Sitting on Santa Monica Beach, a few miles from where I miserably slumped down nine months before, faced with the certainty of failure.
The ocean is the same but I’m a different man.
Approaching along Route 66, past a hideous succession of urban sterility that only recently would have made me cry with despair. A whirlwind of emotion and memories sending a tear running down my cheek.
The tears are the same, but these are cried for something I did.
Riding along Hollywood Boulevard with the sun setting, winding my way through the traffic, speeding by the places that had me paralyzed and agonizing in stasis.
The streets are the same but I can use their sidewalks without looking at the stars.

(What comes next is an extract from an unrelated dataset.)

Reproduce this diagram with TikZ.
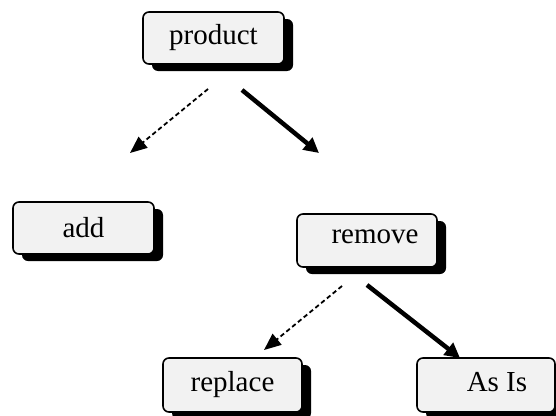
\documentclass[tikz,border=0pt]{standalone}
\usepackage{fontspec}
\setmainfont{Liberation Serif}
\usetikzlibrary{arrows.meta,shadows}
\begin{document}
\begin{tikzpicture}[x=1pt,y=-1pt,
  box/.style={draw=black, line width=1.6pt, fill={rgb,255:red,242;green,242;blue,242},
    rounded corners=6pt, inner sep=0pt,
    font=\fontsize{29}{32}\selectfont,
    drop shadow={shadow xshift=9pt, shadow yshift=-7pt, fill=black, opacity=1}},
  dasharrow/.style={line width=1.8pt, dash pattern=on 4.5pt off 3pt,
    -{Triangle[length=17pt,width=14pt]}},
  thickarrow/.style={line width=4.5pt, -{Triangle[length=15pt,width=15pt]}}]
\useasboundingbox (0,0) rectangle (556,415);
\node[box, minimum width=141pt, minimum height=52pt] (product) at (213.5,38) {product};
\node[box, minimum width=141pt, minimum height=52pt] (add) at (83.5,228) {\raisebox{-4pt}{add}};
\node[box, minimum width=140pt, minimum height=53pt] (remove) at (367,240.5) {\raisebox{8pt}{\hspace{16pt}remove}};
\node[box, minimum width=139pt, minimum height=54pt] (replace) at (232.5,385) {\raisebox{3pt}{replace}};
\node[box, minimum width=138pt, minimum height=54pt] (asis) at (486,385) {\raisebox{7pt}{\hspace{22pt}As Is}};
\coordinate (a1s) at (208,89);
\coordinate (a1e) at (130,153);
\coordinate (a2s) at (242,90);
\coordinate (a2e) at (319,153);
\coordinate (a3s) at (342,286);
\coordinate (a3e) at (264,350);
\coordinate (a4s) at (367,285);
\coordinate (a4e) at (460,358);
\draw[dasharrow] (a1s) -- (a1e);
\draw[thickarrow] (a2s) -- (a2e);
\draw[dasharrow] (a3s) -- (a3e);
\draw[thickarrow] (a4s) -- (a4e);
\end{tikzpicture}
\end{document}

Entering the studio and realizing that we’ve already laid down the foundations. Adding, decorating, flourishing in a burst of creative energy.
The songs are the same, but they resonate with the wanderings of my soul.
Arriving back in New York for the final departure, the menacing and terrifying reality of the unknown filtered through the prism of a newfound optimism.
The city is the same, but I can see through its facade.
Returning home, with the satisfaction of knowing there was nothing more I could have done. That whatever didn’t happen only makes the occurred more real.
Reality’s the same, but I’m spinning around it.
Setting off into a new adventure full of hope. Not the one repeated like a mantra, that I am willing to become real, but the deeply rooted kind, that stems from knowledge. That knowledge that had almost slipped my mind. That the world is nothing but what I’ll make of it.
The world is the same but I can sing it once again.